No statement in Tocqueville more succinctly captures the difference between his version of conservatism and the hyper-individualistic ideology that passes as conservatism in contemporary America. I sympathize with the Corey Robin point that conservatism is always about protecting privilege, that Burke’s corporate conservatism and Hayek’s individualistic conservatism may look different in various ways, but, au fond, they are both about preserving power and wealth in the hands of thems that already gots.
That’s why republican virtue is perhaps the best tradition to attach Tocqueville to. He is against liberal individualism if that means vigorous pursuit of economic prosperity; but he is all in favor of individual rights, seeing the protected civil liberties are essential—and that they should be extended to all. In that respect, he is not a conservative. He has no truck with privileges being granted to only one class of citizens. He is an egalitarian.
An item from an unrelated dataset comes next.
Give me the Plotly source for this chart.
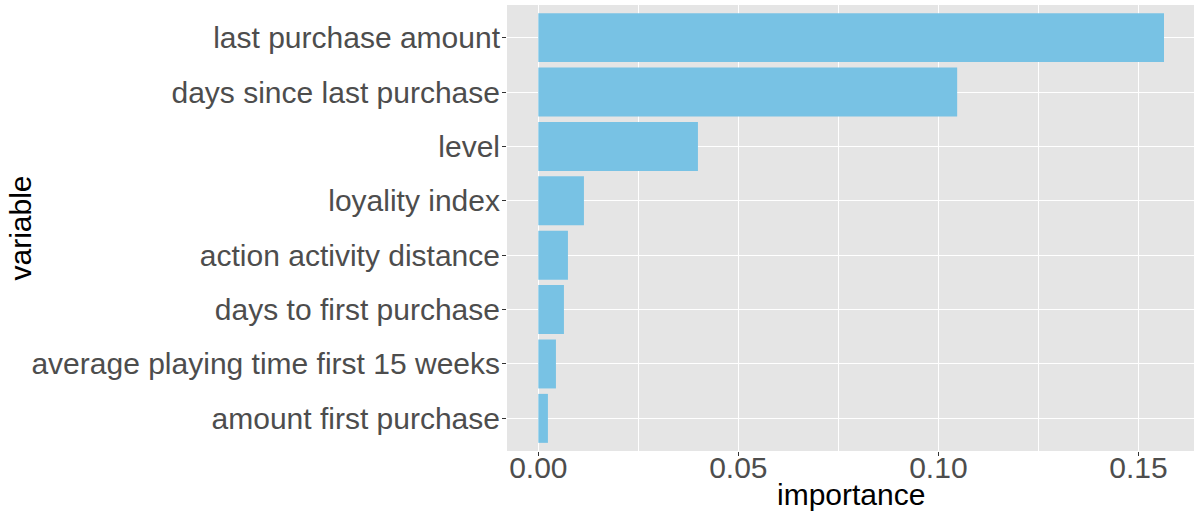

But . . . He also believes that there should be a political class that takes on the responsibility of managing public affairs. It is that class which truly enjoys “freedom,” but which lacks independence precisely because of its great responsibilities. Self-government (which is freedom) is not an exemption from the collective; it is, rather, action within the collective. That’s where he is not liberal—and where he tends to conservatism because he is an elitist about this political class. But it is also where he is most at odds with contemporary American conservatives for whom independence is the essence of freedom—the very mistake that Tocqueville deplores.
Two complications.
1. “The aims recommended by the reformers were many and varied but their methods were the same. They wanted to borrow the strength of central government and use it to smash everything and rebuild it according to a new plan of their own devising. Such a task could, they thought, be accomplished only by the central power” (77). This is the liberalism of fear (Judith Schlar’s term.) Fear the accumulation of power. Build in checks and balances; disperse power so it resides in several locations. Yes, he wants a political class—but he also wants to hem in its power by various institutional safeguards. Revolutionaries are to be feared both because they want to smash everything, want to rebuild according to a plan grounded solely in unrealistic theory, and because they are all about accumulating power into their own hands. They are the quintessential centrailizers.
2. Not completely clear in Tocqueville what he sees as the optimal relation of the legislative to the executive power. He is very clear that local assemblies, the more local the better, should legislate. But he also seems to say in various places that a truly free people executes its own decisions. The doing should be done by the people who are also the beneficiaries of those actions. So he can seem a very radical proponent of direct or participatory democracy at times—even while at other times he relies on a distinct political class to alone be the political actors. So he can write with despair about a situation in which “no one imagined that an important matter could be brought to a successful conclusion without the involvement of the state” (77)—suggesting that his ideal is when the state proves unnecessary because the people take matters into their own hands. But he will show a deep distrust of the people in other places. And, of course, his anti-state bias in favor of a republican mode of citizen involvement has all the classic scale problems that afflict the republican tradition. The emphasis on the local works against any larger political entity—but empire and, subsequently, the nation-state are persistent historical forms that swallow up small-scale city-states and their like.